I went home to the Okanagan this weekend. Not that I lived there very long, but it was a very special place, and driving along highway 97, the road sometimes hugging the shore of Okanagan Lake, made it seem like just a while ago. It tugged at my heart, and brought back wonderful memories.
My family moved around a fair bit. It wasn’t that my Dad worked in a field that required that; it was more that he was a greener pastures kind-of-guy. The short time we spent in Summerland, B.C. was idyllic. We rented a house on top of a hill surrounded by orchards. We were free to help ourselves to the fruit from the various surrounding orchards, which were rented by someone else. As an 8 year old, I enjoyed exploring the area with my older sister and two younger brothers. We had special place names for various spots: a neighbouring hill with pine trees, a lower pasture that had some horses, the apricot grove, a nearby gravel pit. We had a little clubhouse in a tiny outbuilding, and collected birds nests, and any other interesting things we could find.

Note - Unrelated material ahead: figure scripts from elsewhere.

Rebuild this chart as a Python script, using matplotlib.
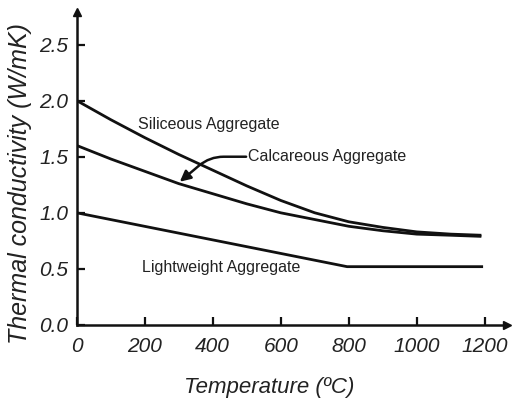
import matplotlib
matplotlib.use("Agg")
import matplotlib.pyplot as plt

plt.rcParams["font.family"] = ["Liberation Sans", "DejaVu Sans"]

# valori
temp = [0, 100, 200, 300, 400, 500, 600, 700, 800, 900, 1000, 1100, 1190]
siliceous = [2.00, 1.83, 1.67, 1.52, 1.38, 1.24, 1.11, 1.00, 0.92, 0.87, 0.83, 0.81, 0.80]
calcareous = [1.60, 1.48, 1.37, 1.26, 1.17, 1.08, 1.00, 0.94, 0.88, 0.84, 0.81, 0.80, 0.79]
temp_light = [0, 795, 1195]
lightweight = [1.00, 0.52, 0.52]

xticks = [0, 200, 400, 600, 800, 1000, 1200]
yticks = [0.0, 0.5, 1.0, 1.5, 2.0, 2.5]

fig = plt.figure(figsize=(5.12, 4.0), dpi=100)
ax = fig.add_axes([0.150, 0.1875, 0.840, 0.7825])

lw = 2.0
ax.plot(temp, siliceous, color="#111111", lw=lw, solid_capstyle="butt")
ax.plot(temp, calcareous, color="#111111", lw=lw, solid_capstyle="butt")
ax.plot(temp_light, lightweight, color="#111111", lw=lw, solid_capstyle="butt")

ax.set_xlim(0, 1265)
ax.set_ylim(0, 2.79)
ax.set_xticks(xticks)
ax.set_yticks(yticks)
ax.set_xticklabels([str(t) for t in xticks], fontstyle="italic", fontsize=15, color="#222222")
ax.set_yticklabels([f"{t:.1f}" for t in yticks], fontstyle="italic", fontsize=15, color="#222222")
ax.tick_params(axis="both", direction="in", length=6, width=1.6, color="#111111")
ax.tick_params(axis="x", pad=9)
ax.tick_params(axis="y", pad=6)

for s in ["top", "right"]:
    ax.spines[s].set_visible(False)
for s in ["left", "bottom"]:
    ax.spines[s].set_linewidth(1.8)
    ax.spines[s].set_color("#111111")

# sageti la capetele axelor
ax.plot(1, 0, ">", transform=ax.transAxes, color="#111111", ms=6, clip_on=False)
ax.plot(0, 1, "^", transform=ax.transAxes, color="#111111", ms=6, clip_on=False)

fig.text(269 / 512, 1 - 387 / 400, "Temperature (ºC)", fontstyle="italic", fontsize=16,
         color="#222222", ha="center", va="center")
fig.text(20 / 512, 1 - 184 / 400, "Thermal conductivity (W/mK)", fontstyle="italic",
         fontsize=18, color="#222222", ha="center", va="center", rotation=90)

ax.text(180, 1.79, "Siliceous Aggregate", fontsize=11.5, va="center", ha="left", color="#222222")
ax.text(191, 0.51, "Lightweight Aggregate", fontsize=11.5, va="center", ha="left", color="#222222")
ax.text(503, 1.50, "Calcareous Aggregate", fontsize=11.5, va="center", ha="left", color="#222222")
ax.annotate("", xy=(303, 1.277), xytext=(498, 1.50),
            arrowprops=dict(arrowstyle="-|>", color="#111111", lw=1.8,
                            connectionstyle="angle,angleA=0,angleB=40,rad=14",
                            shrinkA=0, shrinkB=0, mutation_scale=16))

fig.savefig("out.png", dpi=100)
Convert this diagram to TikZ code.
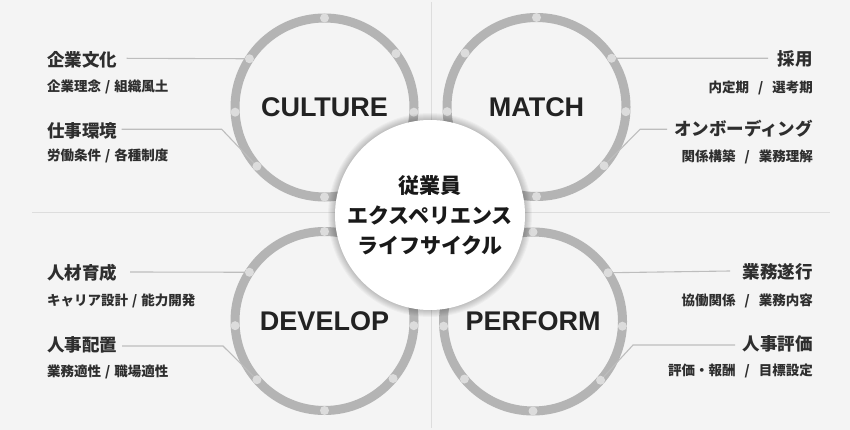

Our garden boasted strawberries and raspberries; and the basement had a real root cellar for storing carrots and potatoes and canned goods. It was at that time that we got our precious beagle puppy, Daisy. We adored her. She ran around the tall grass in the orchards and all you could see was the white tip of her tail, wagging. The house looked out over the lake and down below at Rotary Beach we learned to swim. Years later in (Catholic) school, when the topic of “heaven” was discussed, my brother said: “I thought heaven was in Summerland?”
This time my visit was threefold. I got to spend some time with treasured friends; I had to do some local research for a project I’m starting on in the area; and most importantly I visited my Dad, 82, who happens to be back living in Penticton, and broached the subject of him moving down to Vancouver to be closer to us, so I would be 5 minutes away rather than four hours, as he moves towards a more care-intensive phase of his life.
It’s a long time since this photo, from 1968. I’m holding Daisy, without a care in the world.